## Task objective:
Check every line below for the word "this" and copy the ones that have it.

## Records shown:
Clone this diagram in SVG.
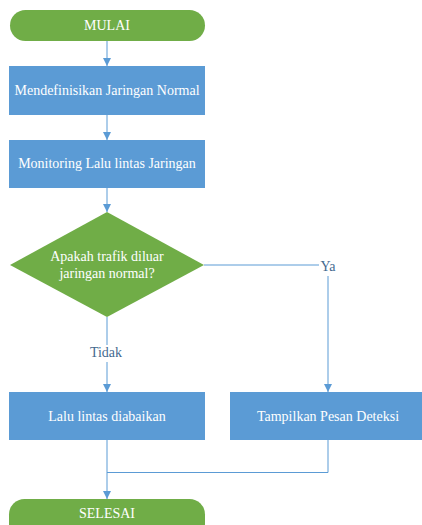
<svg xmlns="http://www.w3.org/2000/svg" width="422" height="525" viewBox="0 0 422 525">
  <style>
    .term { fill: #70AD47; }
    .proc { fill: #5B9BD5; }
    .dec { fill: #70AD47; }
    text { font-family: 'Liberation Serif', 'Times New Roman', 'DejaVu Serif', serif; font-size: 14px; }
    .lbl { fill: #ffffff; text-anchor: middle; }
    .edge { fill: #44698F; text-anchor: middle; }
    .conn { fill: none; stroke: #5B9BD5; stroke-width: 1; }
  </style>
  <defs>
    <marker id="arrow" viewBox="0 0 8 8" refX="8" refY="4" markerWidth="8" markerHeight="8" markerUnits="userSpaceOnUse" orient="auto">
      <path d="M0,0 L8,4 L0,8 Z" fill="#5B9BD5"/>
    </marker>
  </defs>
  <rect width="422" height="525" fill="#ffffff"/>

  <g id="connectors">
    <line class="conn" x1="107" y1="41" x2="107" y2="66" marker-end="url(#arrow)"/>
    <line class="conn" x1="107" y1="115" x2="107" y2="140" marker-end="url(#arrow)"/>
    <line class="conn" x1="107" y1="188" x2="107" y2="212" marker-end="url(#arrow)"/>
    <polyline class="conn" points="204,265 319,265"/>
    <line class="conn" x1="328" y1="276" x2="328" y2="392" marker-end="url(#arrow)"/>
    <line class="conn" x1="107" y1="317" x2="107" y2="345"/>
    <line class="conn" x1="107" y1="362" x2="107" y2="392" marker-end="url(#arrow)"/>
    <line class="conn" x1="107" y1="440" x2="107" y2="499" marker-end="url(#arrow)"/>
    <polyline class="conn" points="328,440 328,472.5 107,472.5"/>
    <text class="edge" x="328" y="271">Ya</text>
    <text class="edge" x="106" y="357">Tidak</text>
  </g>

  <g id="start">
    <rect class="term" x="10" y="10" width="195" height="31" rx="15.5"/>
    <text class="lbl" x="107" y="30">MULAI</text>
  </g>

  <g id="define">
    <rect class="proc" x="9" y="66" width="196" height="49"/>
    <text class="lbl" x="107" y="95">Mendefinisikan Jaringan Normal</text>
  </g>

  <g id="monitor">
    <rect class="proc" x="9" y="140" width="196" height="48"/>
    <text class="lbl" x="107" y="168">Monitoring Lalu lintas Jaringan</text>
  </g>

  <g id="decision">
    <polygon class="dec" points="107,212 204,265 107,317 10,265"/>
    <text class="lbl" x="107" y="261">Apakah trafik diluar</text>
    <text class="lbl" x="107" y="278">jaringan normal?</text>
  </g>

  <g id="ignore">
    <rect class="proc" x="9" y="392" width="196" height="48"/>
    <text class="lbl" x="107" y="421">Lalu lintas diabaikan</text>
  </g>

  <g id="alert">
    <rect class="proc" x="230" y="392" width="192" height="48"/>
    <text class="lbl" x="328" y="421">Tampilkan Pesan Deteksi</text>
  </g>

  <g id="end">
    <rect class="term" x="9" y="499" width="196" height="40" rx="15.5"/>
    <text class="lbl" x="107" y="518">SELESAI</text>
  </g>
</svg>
---
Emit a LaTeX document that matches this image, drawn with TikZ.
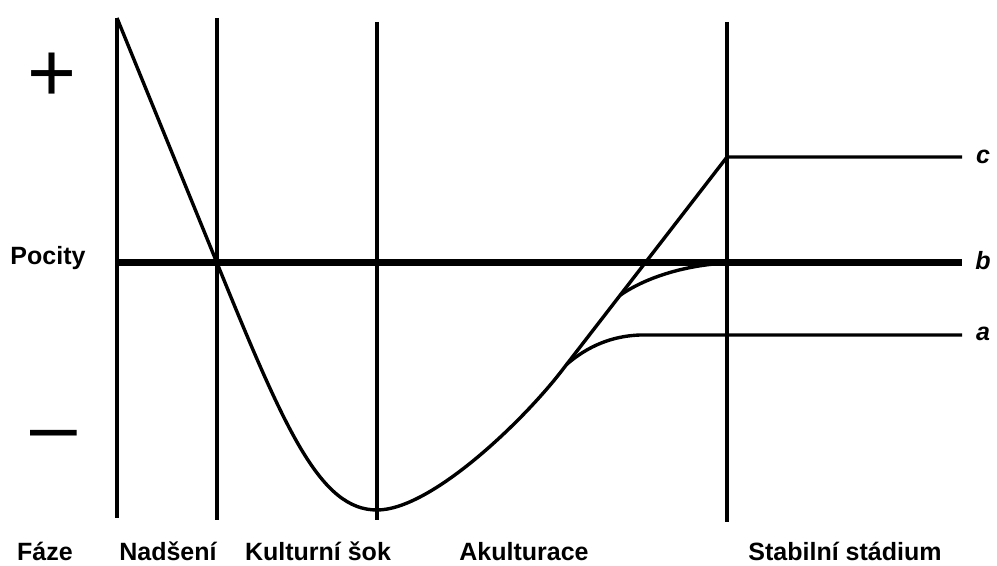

## Finished exercise:
Clone this diagram in SVG.
Emit a LaTeX document that matches this image, drawn with TikZ.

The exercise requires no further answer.